Collected material ::
++++++++
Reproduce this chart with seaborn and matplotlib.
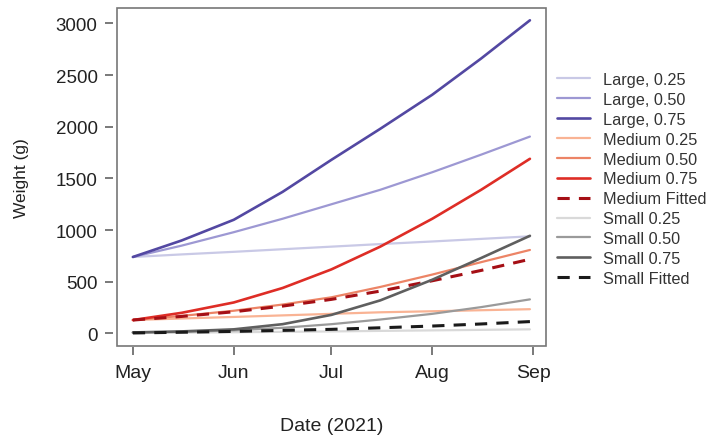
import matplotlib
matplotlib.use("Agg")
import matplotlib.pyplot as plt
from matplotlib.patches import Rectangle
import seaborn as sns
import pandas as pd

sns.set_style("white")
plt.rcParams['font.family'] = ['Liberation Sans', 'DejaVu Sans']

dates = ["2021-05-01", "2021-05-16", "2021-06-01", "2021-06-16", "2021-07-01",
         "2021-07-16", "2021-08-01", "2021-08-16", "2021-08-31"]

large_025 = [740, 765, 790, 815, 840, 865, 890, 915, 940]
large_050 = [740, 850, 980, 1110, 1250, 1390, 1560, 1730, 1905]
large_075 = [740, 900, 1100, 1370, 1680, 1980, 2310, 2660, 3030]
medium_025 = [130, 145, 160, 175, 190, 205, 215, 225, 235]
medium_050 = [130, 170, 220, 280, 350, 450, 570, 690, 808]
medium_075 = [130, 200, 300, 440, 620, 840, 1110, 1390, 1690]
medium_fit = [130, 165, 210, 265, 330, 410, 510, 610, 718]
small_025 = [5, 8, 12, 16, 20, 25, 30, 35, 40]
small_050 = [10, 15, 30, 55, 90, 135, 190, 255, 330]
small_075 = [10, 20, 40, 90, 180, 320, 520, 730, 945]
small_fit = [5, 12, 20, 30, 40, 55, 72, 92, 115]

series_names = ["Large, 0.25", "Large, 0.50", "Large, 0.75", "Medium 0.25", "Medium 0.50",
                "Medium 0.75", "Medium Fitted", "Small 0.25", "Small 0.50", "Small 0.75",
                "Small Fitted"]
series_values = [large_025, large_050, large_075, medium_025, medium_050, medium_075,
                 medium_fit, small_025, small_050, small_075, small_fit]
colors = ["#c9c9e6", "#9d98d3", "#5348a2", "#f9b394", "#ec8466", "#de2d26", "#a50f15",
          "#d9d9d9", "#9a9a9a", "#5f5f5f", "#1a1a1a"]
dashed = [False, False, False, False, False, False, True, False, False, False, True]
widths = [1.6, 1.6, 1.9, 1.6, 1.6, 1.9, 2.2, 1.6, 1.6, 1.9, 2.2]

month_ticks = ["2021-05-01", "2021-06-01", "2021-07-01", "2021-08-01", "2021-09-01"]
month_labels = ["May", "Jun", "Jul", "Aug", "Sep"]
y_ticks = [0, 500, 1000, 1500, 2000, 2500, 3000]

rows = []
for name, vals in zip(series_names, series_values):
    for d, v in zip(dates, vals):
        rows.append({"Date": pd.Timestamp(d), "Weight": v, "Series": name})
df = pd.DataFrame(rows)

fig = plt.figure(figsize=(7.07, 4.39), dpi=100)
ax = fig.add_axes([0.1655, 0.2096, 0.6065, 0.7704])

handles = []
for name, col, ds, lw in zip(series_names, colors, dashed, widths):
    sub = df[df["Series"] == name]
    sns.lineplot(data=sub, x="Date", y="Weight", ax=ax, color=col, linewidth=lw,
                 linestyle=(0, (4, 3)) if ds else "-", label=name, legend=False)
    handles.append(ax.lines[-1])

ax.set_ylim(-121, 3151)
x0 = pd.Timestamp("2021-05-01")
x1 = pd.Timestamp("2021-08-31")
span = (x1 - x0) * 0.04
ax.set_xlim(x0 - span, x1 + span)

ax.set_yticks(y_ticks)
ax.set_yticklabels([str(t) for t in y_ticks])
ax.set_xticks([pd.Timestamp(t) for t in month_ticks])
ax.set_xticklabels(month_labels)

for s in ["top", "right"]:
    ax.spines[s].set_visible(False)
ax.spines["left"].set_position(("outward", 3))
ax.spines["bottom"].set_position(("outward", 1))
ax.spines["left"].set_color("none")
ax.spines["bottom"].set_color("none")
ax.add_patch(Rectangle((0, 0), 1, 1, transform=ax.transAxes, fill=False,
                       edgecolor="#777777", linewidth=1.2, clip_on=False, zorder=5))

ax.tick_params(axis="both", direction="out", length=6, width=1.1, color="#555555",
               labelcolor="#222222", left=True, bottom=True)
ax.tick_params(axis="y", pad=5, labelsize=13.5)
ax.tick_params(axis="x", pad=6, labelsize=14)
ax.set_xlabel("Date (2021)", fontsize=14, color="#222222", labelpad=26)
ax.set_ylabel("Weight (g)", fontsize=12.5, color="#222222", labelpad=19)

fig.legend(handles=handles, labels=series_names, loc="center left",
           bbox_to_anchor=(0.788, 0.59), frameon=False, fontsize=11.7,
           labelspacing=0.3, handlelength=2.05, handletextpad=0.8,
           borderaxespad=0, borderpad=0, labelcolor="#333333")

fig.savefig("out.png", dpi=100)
++++++++
Problem requirements ::
Say how many lines of the listing above contain "matplotlib", with no other words.

Response to the task ::
5